Kini giliran Saut menghampiri Yuda bukan untuk menyerang tetapi memisahkan pertarungan, “Udah!, udah! Jangan berantem!”, lalu dia dan kelompoknya membawa Andrew dan Yulis yang masih meringis kesakitan ke arah sekolah. Andrew masih menebar ancaman, “Awas lo ya, lain kali gue hajar lo semua!”, namun pertarungan babak selanjutnya nggak pernah terjadi, Alhamdulillah.

Dari 10 orang yang ada dalam cerita ini hanya 4 orang yang memperoleh ijazah dari SMA terbaik di Indonesia, Aria, Deden, Dicky, dan aku tentu saja.
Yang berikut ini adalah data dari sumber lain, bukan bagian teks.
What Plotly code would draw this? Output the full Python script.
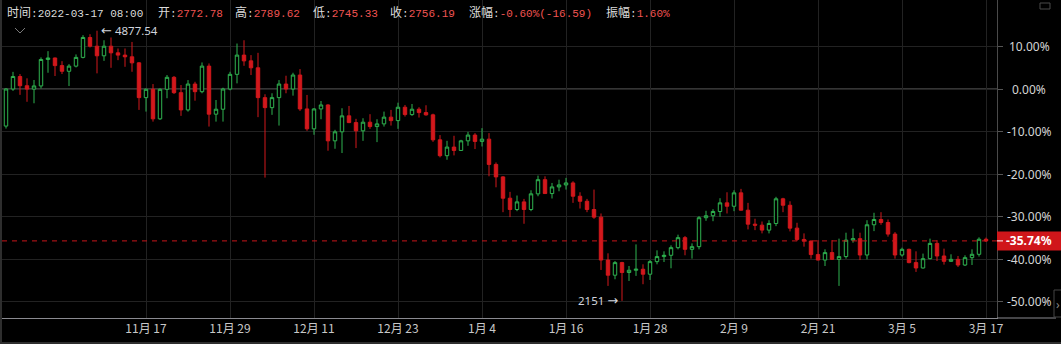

Yuda menghilang saat kami memasuki smester 4, mungkin karena tak tahan intimidasi kelompok Andrew. Sedangkan Andrew, Susilo, Richard, Saut, dan Yulis diminta Kepala Sekolah, Bapak Rosman Harahap, untuk pindah ke sekolah lain saat naik-naikan ke kelas 3. Yulis dan Richard dikabarkan telah tiada, Andrew, Susilo dan Saut belum pernah aku jumpai hingga kini.

Lomba mirip Ali Topan Anak Tongtek
Sayang kami tidak menerima upah walaupun hanya semangkuk bakso atas jasa kami sebagai Bodyguard Tongtek, mungkin Yuda berpikir karena kami belum menanda tangani kontrak kerja, atau dia sedang bokek.

Komentar spontan the Bodyguards 32 tahun lalu, Aria, “Kalau 1 lawan 3 kayaknya masih menang Yuda, tapi kalau nggak seimbang gue ikutan berantem, lah main keroyokan!”.
“Gue juga ikutan”, komentar Deden dan Dicky serempak.

Mereka sigap seperti Charlies Angels. Nah loh! Kalau mereka Charlies Angels, aku yang jadi Bosley dong!.